Boston, MA 10/13/2014 (wallstreetpr) – Luxottica Group SpA (ADR) (NYSE:LUX), the biggest eyewear manufacturer of the world, fell in Milan trading as its Chief Executive Officer resigned.
Stock Affected Critically
According to an article, Luxottica announced the loss of its second CEO in less a month’s time recently. The news led to an almost immediate downfall of the company’s stock prices, which slumped as much as 10%. Trading now at 36.86 euros, this is the company’s steepest intraday fall in almost six years. Luxottica Group SpA (ADR) (NYSE:LUX)’s stock had traded at such lows last on October 27, 2008.
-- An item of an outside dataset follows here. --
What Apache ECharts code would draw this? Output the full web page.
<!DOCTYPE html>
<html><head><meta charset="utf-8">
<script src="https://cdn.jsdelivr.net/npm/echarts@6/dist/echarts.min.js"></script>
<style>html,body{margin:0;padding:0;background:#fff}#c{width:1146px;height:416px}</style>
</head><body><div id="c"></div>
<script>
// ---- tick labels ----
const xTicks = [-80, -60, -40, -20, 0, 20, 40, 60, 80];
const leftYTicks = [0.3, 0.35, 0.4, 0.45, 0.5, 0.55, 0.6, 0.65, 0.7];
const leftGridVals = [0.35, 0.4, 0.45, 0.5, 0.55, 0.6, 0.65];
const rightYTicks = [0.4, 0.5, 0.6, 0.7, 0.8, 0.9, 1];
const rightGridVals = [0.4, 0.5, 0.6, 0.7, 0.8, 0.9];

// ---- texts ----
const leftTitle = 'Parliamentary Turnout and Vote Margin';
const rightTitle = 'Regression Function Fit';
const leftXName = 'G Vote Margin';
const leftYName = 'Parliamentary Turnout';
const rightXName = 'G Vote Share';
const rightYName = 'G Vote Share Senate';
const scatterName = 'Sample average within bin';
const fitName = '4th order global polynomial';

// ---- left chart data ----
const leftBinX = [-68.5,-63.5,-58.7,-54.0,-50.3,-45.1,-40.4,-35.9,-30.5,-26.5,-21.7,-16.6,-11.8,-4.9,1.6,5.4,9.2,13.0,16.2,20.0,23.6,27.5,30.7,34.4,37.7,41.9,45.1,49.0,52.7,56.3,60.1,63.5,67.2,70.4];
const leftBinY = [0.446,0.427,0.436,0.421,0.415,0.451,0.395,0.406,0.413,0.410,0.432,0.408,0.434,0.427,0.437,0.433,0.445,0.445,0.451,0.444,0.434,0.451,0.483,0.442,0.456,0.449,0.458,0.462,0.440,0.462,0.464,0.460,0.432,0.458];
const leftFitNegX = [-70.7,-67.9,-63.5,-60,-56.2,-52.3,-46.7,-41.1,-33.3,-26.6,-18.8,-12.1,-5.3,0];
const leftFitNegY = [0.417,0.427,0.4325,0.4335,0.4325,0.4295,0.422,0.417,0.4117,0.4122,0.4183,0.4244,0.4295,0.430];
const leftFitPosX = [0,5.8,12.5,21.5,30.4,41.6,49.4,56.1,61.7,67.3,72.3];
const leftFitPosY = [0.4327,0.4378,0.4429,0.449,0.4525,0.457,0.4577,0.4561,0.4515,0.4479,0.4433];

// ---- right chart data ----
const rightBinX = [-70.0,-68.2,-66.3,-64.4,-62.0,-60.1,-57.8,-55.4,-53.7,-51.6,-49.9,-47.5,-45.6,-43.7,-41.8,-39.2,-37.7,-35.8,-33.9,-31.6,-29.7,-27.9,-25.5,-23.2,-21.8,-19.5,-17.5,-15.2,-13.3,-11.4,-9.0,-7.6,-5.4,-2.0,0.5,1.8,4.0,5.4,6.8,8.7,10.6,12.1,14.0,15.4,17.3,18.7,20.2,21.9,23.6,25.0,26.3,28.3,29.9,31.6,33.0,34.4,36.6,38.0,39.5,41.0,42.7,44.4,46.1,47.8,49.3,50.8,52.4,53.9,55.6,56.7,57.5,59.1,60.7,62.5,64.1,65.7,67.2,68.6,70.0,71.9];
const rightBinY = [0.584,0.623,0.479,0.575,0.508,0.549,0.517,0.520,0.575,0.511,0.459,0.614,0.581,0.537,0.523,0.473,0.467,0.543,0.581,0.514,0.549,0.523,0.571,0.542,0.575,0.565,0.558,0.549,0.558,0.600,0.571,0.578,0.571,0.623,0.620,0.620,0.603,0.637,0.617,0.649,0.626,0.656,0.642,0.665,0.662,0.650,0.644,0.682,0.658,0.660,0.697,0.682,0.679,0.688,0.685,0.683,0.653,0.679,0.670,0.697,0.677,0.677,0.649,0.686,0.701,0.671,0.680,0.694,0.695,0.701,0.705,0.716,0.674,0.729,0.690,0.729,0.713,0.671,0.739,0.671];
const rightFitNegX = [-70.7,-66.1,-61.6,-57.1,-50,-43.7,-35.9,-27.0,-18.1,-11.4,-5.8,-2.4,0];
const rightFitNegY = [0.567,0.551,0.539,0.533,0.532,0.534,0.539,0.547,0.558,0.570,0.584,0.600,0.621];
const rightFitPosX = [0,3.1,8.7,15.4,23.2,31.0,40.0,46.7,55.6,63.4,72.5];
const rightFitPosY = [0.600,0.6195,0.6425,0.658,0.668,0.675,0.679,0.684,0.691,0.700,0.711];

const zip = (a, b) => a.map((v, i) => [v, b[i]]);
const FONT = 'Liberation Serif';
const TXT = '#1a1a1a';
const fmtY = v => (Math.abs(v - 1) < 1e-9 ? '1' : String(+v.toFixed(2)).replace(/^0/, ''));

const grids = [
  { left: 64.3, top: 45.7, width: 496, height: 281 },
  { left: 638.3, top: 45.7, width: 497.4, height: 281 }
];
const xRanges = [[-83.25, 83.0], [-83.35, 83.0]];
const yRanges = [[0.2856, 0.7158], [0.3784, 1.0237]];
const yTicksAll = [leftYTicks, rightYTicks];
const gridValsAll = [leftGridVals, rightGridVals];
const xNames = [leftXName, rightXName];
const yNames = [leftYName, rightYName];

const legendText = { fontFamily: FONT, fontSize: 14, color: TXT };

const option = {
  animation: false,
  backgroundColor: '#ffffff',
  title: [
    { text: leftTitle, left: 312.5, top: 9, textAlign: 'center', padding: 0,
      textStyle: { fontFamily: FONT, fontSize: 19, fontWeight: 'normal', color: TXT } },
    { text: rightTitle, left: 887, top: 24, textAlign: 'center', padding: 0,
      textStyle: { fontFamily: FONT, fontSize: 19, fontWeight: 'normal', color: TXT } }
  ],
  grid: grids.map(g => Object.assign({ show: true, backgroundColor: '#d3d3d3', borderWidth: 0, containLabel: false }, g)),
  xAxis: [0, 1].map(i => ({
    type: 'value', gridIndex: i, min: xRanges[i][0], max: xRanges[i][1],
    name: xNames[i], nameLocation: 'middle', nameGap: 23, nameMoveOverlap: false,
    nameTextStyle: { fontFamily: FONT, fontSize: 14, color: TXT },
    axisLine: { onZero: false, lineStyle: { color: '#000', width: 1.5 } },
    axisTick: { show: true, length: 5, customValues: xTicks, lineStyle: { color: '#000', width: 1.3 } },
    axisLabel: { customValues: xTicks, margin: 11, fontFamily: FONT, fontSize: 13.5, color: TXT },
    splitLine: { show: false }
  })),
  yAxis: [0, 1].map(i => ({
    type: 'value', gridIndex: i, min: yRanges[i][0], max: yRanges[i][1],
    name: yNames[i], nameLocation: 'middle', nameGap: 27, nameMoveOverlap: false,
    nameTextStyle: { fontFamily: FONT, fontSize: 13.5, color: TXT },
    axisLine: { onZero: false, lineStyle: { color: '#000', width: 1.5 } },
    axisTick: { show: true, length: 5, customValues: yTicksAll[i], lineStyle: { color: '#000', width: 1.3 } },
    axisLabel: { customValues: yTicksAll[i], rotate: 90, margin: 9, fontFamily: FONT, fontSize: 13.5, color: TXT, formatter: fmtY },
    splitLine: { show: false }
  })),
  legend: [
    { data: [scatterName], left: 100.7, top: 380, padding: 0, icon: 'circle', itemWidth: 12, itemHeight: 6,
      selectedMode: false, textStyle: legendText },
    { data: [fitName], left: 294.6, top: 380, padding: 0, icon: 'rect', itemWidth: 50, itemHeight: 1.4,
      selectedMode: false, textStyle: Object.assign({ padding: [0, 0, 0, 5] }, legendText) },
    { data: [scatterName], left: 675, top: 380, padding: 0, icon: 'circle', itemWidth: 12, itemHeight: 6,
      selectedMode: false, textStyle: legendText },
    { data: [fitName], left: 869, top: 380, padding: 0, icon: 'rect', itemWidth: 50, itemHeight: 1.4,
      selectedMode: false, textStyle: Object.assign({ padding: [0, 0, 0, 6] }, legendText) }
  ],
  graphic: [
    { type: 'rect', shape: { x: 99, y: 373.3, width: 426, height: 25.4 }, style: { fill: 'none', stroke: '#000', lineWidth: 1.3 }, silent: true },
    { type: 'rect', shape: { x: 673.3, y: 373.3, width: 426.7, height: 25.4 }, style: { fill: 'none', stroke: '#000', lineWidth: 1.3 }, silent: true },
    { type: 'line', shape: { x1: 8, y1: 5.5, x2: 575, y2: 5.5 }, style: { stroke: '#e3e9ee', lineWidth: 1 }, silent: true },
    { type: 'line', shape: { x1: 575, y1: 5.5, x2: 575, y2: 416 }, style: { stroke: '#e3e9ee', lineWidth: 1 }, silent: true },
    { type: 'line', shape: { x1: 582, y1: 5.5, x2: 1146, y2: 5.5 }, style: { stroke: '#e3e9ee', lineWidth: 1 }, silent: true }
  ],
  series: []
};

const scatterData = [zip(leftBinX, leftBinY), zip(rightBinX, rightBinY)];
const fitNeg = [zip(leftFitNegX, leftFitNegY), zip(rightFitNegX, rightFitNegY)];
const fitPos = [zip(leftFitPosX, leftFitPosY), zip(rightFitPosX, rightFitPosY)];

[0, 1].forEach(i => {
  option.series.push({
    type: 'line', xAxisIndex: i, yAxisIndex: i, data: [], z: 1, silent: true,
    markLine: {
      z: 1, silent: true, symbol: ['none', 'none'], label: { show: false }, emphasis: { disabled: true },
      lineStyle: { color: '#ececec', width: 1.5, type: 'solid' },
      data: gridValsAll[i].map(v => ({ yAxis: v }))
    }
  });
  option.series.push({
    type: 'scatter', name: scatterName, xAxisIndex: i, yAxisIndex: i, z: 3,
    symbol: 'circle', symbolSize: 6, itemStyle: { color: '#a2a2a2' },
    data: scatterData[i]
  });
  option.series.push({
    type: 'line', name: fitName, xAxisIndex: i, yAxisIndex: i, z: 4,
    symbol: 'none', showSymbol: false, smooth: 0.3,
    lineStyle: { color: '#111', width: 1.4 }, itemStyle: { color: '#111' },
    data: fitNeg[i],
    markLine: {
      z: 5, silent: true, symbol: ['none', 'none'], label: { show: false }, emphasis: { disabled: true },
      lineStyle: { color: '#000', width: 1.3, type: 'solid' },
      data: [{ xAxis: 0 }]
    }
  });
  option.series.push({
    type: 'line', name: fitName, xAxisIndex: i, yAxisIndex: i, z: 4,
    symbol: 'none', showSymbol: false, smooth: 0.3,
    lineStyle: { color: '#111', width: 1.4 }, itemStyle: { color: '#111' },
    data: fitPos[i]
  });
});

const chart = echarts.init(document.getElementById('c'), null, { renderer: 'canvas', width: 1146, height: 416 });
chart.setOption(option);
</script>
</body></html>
Luxottica had appointed Enrico Cavatorta as its co-CEO after former CEO Andrea Guerra left the company. Guerra had departed last month on the first of September, post which, Cavatorta had stepped in as co-CEO. He joined as a part of the company’s crucial leadership team, consisting of three key executives of the company. One of the three was Luxottica’s founder Leonardo Del Vecchio. However, the company had already been on the look-out for another co-CEO, with an outsider being the preference.
Analysts’ Take
Cavatorta has now announced his plans to resign from the position, the company announced yesterday evening. Surprisingly, the news comes in at an unexpected time of less than a month’s time of his appointment. This has left the company in unrest, and the event has caused a direct and almost immediate effect on its stock price. In this context, the board of directors of the company will conduct a meeting today to discuss the necessary steps of action now.
Given the series of events and situation at Luxottica, Milan’s Citigroup Inc (NYSE:C)’s analyst, Mauro Baragiola believes that the company may face issues luring strong candidates for the role now. He commented that under the present scenario, it might be difficult for Luxottica Group SpA (ADR) (NYSE:LUX) to woo candidates with international exposure to agree to act as its co-CEO.